Chief Commander of Iran’s Islamic Revolution Guards Corps Major General Hossein Salami (file photo)

The chief commander of Iran’s Islamic Revolution Guards Corps (IRGC) says any possible threat posed to the country’s border areas as a result of the ongoing conflict between the Republic of Azerbaijan and neighboring Armenia will be met with a “firm and timely” response.

“Necessary measures have been taken to give a firm and timely response to any threat or [act of] aggression against border areas,” Major General Hossein Salami said on Thursday as he was inspecting the situation along Iran’s northwestern border with the Caucasus region.

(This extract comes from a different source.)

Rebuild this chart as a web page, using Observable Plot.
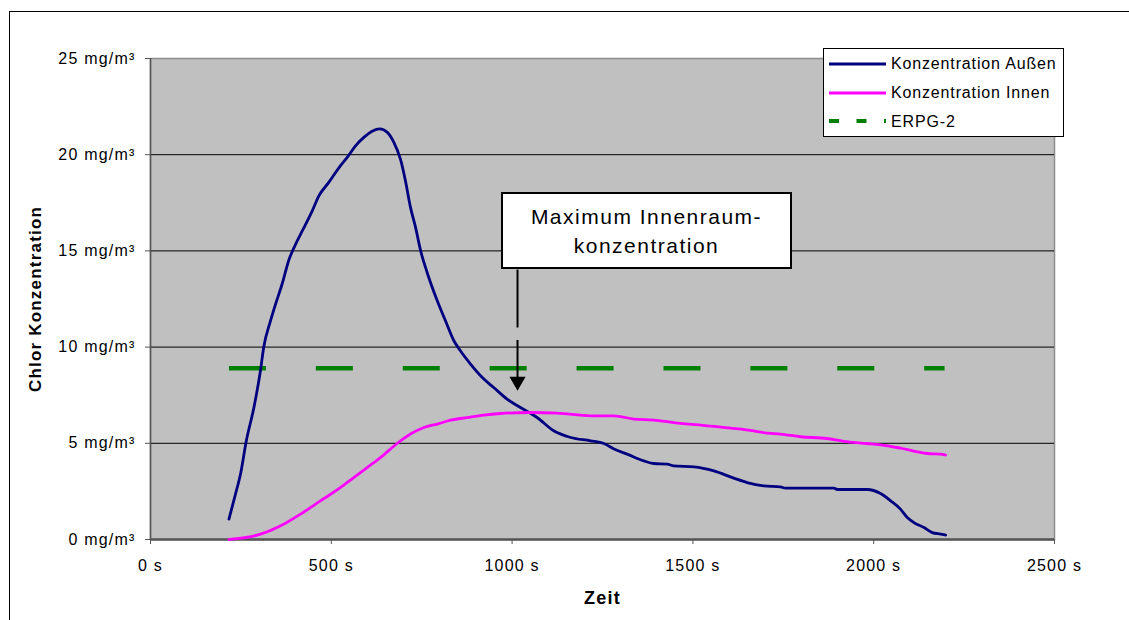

Warning the warring parties in Caucasus against posing any possible threat to Iran’s border areas, IRGC’s chief commander emphasized that necessary defensive and security measures have been taken commensurate with the situation in the border areas together with vigilant presence of military units along the border.

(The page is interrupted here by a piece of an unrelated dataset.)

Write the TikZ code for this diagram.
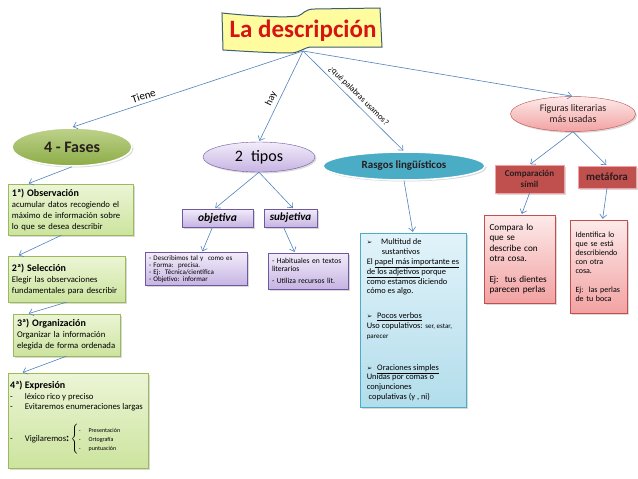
\documentclass[tikz,border=0pt]{standalone}
\usepackage{fontspec}
\setmainfont{Carlito}
\newfontfamily\symfont{DejaVu Sans}
\usetikzlibrary{arrows.meta,shapes.geometric,shadows}

\definecolor{flecha}{RGB}{79,129,189}
\definecolor{titulo}{RGB}{214,20,20}
\definecolor{banda}{RGB}{255,252,160}
\definecolor{bandaborde}{RGB}{62,95,111}
\definecolor{verdeel1}{RGB}{190,210,140}
\definecolor{verdeel2}{RGB}{140,172,70}
\definecolor{verde1}{RGB}{236,245,214}
\definecolor{verde2}{RGB}{204,228,158}
\definecolor{verdeborde}{RGB}{155,187,89}
\definecolor{lila1}{RGB}{242,236,250}
\definecolor{lila2}{RGB}{198,180,226}
\definecolor{lilaborde}{RGB}{112,88,160}
\definecolor{azulel}{RGB}{75,172,198}
\definecolor{azul1}{RGB}{226,243,250}
\definecolor{azul2}{RGB}{178,221,235}
\definecolor{rosa1}{RGB}{253,234,234}
\definecolor{rosa2}{RGB}{242,162,162}
\definecolor{rojo}{RGB}{192,80,77}
\definecolor{oscuro}{RGB}{40,30,30}

\newcommand{\flechita}{{\symfont\fontsize{6.5}{6.5}\selectfont ➢}}

\begin{document}
\begin{tikzpicture}[x=1pt,y=-1pt,->,>={Straight Barb[length=4pt,width=7pt]},shorten >=1pt,
                    every edge/.style={draw=flecha,line width=.6pt}]
  \tikzstyle{sombra}=[drop shadow={opacity=.3,shadow xshift=1.5pt,shadow yshift=-1.5pt}]
  \tikzstyle{fase}=[rectangle,draw=verdeborde,top color=verde1,bottom color=verde2,sombra,
                    align=left,inner xsep=4pt,font=\fontsize{8.7}{11}\selectfont]
  \tikzstyle{tipobox}=[rectangle,draw=lilaborde,top color=lila1,bottom color=lila2,sombra]
  \tikzstyle{figbox}=[rectangle,draw=rojo,top color=rosa1,bottom color=rosa2,sombra,align=left]
  \useasboundingbox (0,0) rectangle (638,479);

  % titulo
  \draw[-,fill=banda,draw=bandaborde,line width=1pt]
    (222,13) .. controls (250,16) and (285,18) .. (298,16)
    .. controls (304,14) and (304,9) .. (315,9) -- (380,8) -- (382,47) -- (312,47)
    .. controls (304,47) and (300,53) .. (290,53)
    .. controls (270,53) and (240,51) .. (223,50) -- cycle;
  \node[text=titulo,font=\fontsize{25}{28}\selectfont\bfseries] (T) at (303,31) {La descripción};
  \coordinate (Tb) at (303,51);

  % fases
  \node[ellipse,draw=white,line width=1.5pt,top color=verdeel1,bottom color=verdeel2,sombra,
        minimum width=120pt,minimum height=38pt,text=oscuro,
        font=\fontsize{16}{18}\selectfont\bfseries] (Fa) at (72,147) {4 - Fases};
  \node[fase,minimum width=125pt,minimum height=51pt,text width=117pt] (F1) at (70.5,209.5)
    {{\fontsize{10}{11}\selectfont\bfseries 1ª) Observación}\\
     acumular datos recogiendo el\\máximo de información sobre\\lo que se desea describir};
  \node[fase,minimum width=117pt,minimum height=46pt,text width=109pt] (F2) at (66.5,279)
    {{\fontsize{10}{11}\selectfont\bfseries 2ª) Selección}\\
     Elegir las observaciones\\fundamentales para describir};
  \node[fase,minimum width=107pt,minimum height=42pt,text width=99pt] (F3) at (66.5,335)
    {{\fontsize{10}{11}\selectfont\bfseries 3ª) Organización}\\
     Organizar la información\\elegida de forma ordenada};
  \node[fase,minimum width=140pt,minimum height=95pt] (F4) at (78,420.5) {};
  \node[anchor=north west,align=left,inner sep=0pt,font=\fontsize{8.7}{10.5}\selectfont] (F4x) at (10,381)
    {{\fontsize{10}{11}\selectfont\bfseries 4ª) Expresión}\\
     -\hspace{12pt}léxico rico y preciso\\
     -\hspace{12pt}Evitaremos enumeraciones largas\\[12pt]
     -\hspace{12pt}Vigilaremos{\fontsize{11}{11}\selectfont\bfseries :}\,$\left\{\mbox{\fontsize{6}{9}\selectfont
       \begin{tabular}{@{}l@{}}-\hspace{8pt}Presentación\\-\hspace{8pt}Ortografía\\-\hspace{8pt}puntuación\end{tabular}}\right.$};

  % tipos
  \node[ellipse,draw=lilaborde,top color=lila1,bottom color=lila2,sombra,
        minimum width=112pt,minimum height=30pt,font=\fontsize{16}{18}\selectfont] (Ti) at (259,157) {2\hspace{8pt}tipos};
  \node[tipobox,minimum width=71pt,minimum height=18pt,font=\fontsize{11.5}{13}\selectfont\bfseries\itshape] (Ob) at (217.5,218) {objetiva};
  \node[tipobox,minimum width=53pt,minimum height=18pt,font=\fontsize{11}{13}\selectfont\bfseries\itshape] (Su) at (290.5,218) {subjetiva};
  \node[tipobox,minimum width=102pt,minimum height=32pt,text width=94pt,align=left,
        font=\fontsize{7}{6.8}\selectfont] (D1) at (196,269)
    {- Describimos tal y\ \ como es\\- Forma:\ \ precisa.\\- Ej:\ \ Técnica/científica\\- Objetivo: informar};
  \node[tipobox,minimum width=80pt,minimum height=36pt,text width=72pt,align=left,
        font=\fontsize{7.6}{8}\selectfont] (D2) at (308,271)
    {- Habituales en textos\\literarios\\[4pt]- Utiliza recursos lit.};

  % rasgos
  \node[ellipse,draw=white,line width=1.5pt,fill=azulel,sombra,minimum width=162pt,minimum height=28pt,
        text=oscuro,font=\fontsize{11}{13}\selectfont\bfseries] (Ra) at (404,166) {Rasgos lingüísticos};
  \node[rectangle,draw=azulel,top color=azul1,bottom color=azul2,sombra,minimum width=106pt,minimum height=174pt,
        align=left,font=\fontsize{8.4}{9.8}\selectfont] (Rb) at (413,320)
    {\flechita\hspace{9pt}Multitud de\\
     \hspace{15pt}sustantivos\\
     El \underline{papel más importante es}\\
     \underline{de los adjetivos} porque\\
     como estamos diciendo\\
     cómo es algo.\\[15pt]
     \flechita\hspace{5pt}\underline{Pocos verbos}\\
     Uso\ copulativos: {\fontsize{7}{9.8}\selectfont ser, estar,}\\
     {\fontsize{7}{9.8}\selectfont parecer}\\[22pt]
     \flechita\hspace{5pt}\underline{Oraciones simples}\\
     Unidas por comas o\\
     conjunciones\\
     \ copulativas (y , ni)};

  % figuras
  \node[ellipse,draw=rojo,top color=rosa1,bottom color=rosa2,sombra,minimum width=125pt,minimum height=28pt,
        align=center,text=oscuro,font=\fontsize{10}{11}\selectfont] (Fi) at (573,114) {Figuras literarias\\más usadas};
  \node[rectangle,draw=rosa2,fill=rojo,sombra,minimum width=69pt,minimum height=28pt,align=center,
        text=oscuro,font=\fontsize{9}{11}\selectfont\bfseries] (Co) at (529.5,179) {Comparación\\símil};
  \node[rectangle,draw=rosa2,fill=rojo,sombra,minimum width=58pt,minimum height=22pt,
        text=oscuro,font=\fontsize{11}{13}\selectfont\bfseries] (Me) at (607,177) {metáfora};
  \node[figbox,minimum width=71pt,minimum height=88pt,text width=60pt,inner xsep=5.5pt,
        font=\fontsize{9.2}{10.3}\selectfont] (P1) at (519.5,259)
    {Compara lo\\que se\\describe con\\otra cosa.\\[10.3pt]Ej:\ \ tus dientes\\parecen perlas};
  \node[figbox,minimum width=57pt,minimum height=93pt,text width=46pt,inner xsep=5.5pt,
        font=\fontsize{8}{9.2}\selectfont] (P2) at (598.5,266.5)
    {Identifica lo\\que se está\\describiendo\\con otra\\cosa.\\[9.2pt]Ej:\ \ las perlas\\de tu boca};

  \path (Tb) edge node[sloped,above,pos=.68,font=\fontsize{11}{13}\selectfont] {Tiene} (Fa.north)
             edge node[sloped,above,pos=.56,font=\fontsize{10}{12}\selectfont] {hay} (Ti.north)
             edge node[sloped,above,pos=.5,font=\fontsize{8.5}{10}\selectfont] {¿qué palabras usamos?} (Ra.north)
             edge (Fi.north)
        (Fa.south) edge ([xshift=20pt]F1.north west)
        ([xshift=-9pt]F1.south) edge ([xshift=10pt]F2.north west)
        (F2.south) edge ([xshift=15pt]F3.north west)
        (F3.south) edge ([xshift=14pt]F4.north west)
        (Ti.south) edge ([xshift=-3pt]Ob.north)
                   edge ([xshift=3pt]Su.north)
        ([xshift=-5pt]Ob.south) edge ([xshift=6pt]D1.north)
        ([xshift=-7pt]Su.south) edge ([xshift=-13pt]D2.north)
        (Ra.south) edge (Rb.north)
        (Fi.south) edge (Co.north)
                   edge (Me.north)
        (Co.south) edge ([xshift=2pt]P1.north)
        (Me.south) edge ([xshift=4pt]P2.north);
\end{tikzpicture}
\end{document}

Major General Salami’s comments came after Iran’s Armed Forces warned the warring sides in the Nagorno-Karabakh conflict about a tough response if its border security is jeopardized.

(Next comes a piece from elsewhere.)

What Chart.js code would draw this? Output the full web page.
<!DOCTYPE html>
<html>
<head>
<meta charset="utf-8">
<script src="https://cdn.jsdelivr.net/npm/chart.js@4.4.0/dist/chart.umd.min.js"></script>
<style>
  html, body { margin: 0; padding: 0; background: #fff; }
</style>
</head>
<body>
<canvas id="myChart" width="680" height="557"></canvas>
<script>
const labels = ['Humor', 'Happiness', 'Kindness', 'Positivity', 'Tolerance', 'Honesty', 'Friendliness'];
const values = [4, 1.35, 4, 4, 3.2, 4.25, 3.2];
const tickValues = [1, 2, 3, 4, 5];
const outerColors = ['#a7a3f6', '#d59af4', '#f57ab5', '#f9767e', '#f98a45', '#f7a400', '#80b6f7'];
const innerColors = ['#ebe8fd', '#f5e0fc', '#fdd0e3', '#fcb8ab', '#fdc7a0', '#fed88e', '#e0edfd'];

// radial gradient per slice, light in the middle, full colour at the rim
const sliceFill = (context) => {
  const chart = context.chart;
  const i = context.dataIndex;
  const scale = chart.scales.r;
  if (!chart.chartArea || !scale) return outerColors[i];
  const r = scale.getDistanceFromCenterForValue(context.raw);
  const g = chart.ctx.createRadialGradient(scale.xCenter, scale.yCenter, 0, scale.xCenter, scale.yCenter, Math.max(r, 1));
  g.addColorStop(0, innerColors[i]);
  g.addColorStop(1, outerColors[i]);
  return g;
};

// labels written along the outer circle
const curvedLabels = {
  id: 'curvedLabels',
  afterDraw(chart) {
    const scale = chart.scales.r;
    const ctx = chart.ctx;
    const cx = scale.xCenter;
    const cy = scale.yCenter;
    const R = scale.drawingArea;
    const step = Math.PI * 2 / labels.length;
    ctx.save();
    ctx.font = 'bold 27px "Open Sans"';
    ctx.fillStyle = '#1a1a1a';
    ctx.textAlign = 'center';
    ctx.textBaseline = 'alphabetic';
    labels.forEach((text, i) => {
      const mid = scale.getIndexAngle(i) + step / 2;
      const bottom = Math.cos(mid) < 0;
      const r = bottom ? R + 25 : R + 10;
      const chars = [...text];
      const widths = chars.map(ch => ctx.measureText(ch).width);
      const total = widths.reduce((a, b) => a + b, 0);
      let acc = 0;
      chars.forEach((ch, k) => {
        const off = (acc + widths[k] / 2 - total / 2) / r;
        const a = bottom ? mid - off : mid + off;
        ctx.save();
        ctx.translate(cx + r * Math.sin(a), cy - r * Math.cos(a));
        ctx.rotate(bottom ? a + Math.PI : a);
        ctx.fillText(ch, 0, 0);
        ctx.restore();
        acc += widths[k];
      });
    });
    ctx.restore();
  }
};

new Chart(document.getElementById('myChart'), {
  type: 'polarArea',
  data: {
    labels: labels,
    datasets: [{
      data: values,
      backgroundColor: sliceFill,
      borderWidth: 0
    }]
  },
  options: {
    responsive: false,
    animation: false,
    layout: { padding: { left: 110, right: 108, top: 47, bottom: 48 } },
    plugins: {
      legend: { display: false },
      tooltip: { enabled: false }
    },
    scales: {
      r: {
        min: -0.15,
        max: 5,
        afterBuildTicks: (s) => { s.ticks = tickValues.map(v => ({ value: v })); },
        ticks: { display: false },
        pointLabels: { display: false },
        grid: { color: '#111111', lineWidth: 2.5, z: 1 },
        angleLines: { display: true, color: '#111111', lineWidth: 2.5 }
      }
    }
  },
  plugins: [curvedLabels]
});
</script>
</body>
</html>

Brigadier General Abolfazl Shekarchi, the spokesman of the Iranian Armed Forces, said in late October that “while strengthening defensive [measures] in Iran’s border lines, the Armed Forces of the Islamic Republic announce that security in the border areas and of the Iranian people are their red line.”

Elsewhere in his Thursday remarks, the IRGC’s chief commander said, “Sustainable security is our red line and any form of insecurity and threat along borders, which would harm security and peace of mind of our dear people, would be unacceptable.”

Since late September, heavy clashes have been underway between Azerbaijani and Armenian military forces over the Nagorno-Karabakh region. Both sides blame each other for initiating the fighting in the Caucasus Mountains.

It has been the worst spate of fighting between the two former Soviet republics since the 1990s.

Speaking to reporters in early October, Iran’s Defense Minister Brigadier General Amir Hatami warned the warring parties involved in military clashes over the disputed Nagorno-Karabakh region that Tehran will take stronger measures than warnings if the shells fired in the fighting continue to hit the country’s border regions even by mistake.

“It is not acceptable at all that a bullet hits the Islamic Republic’s borders due to a mistake or carelessness,” Hatami added.

Since the beginning of the Karabakh conflict some 10 days ago, Hatami said the Iranian border areas have several times been shelled by mistake.

He added that Iran had already given the Republic of Azerbaijan and Armenia the “necessary warnings” in the wake of those incidents.

Azerbaijan’s breakaway region of Nagorno-Karabakh is mainly inhabited by ethnic Armenians. Though a ceasefire was agreed in 1994, Baku and Yerevan continue to accuse each other of shooting attacks around the enclave.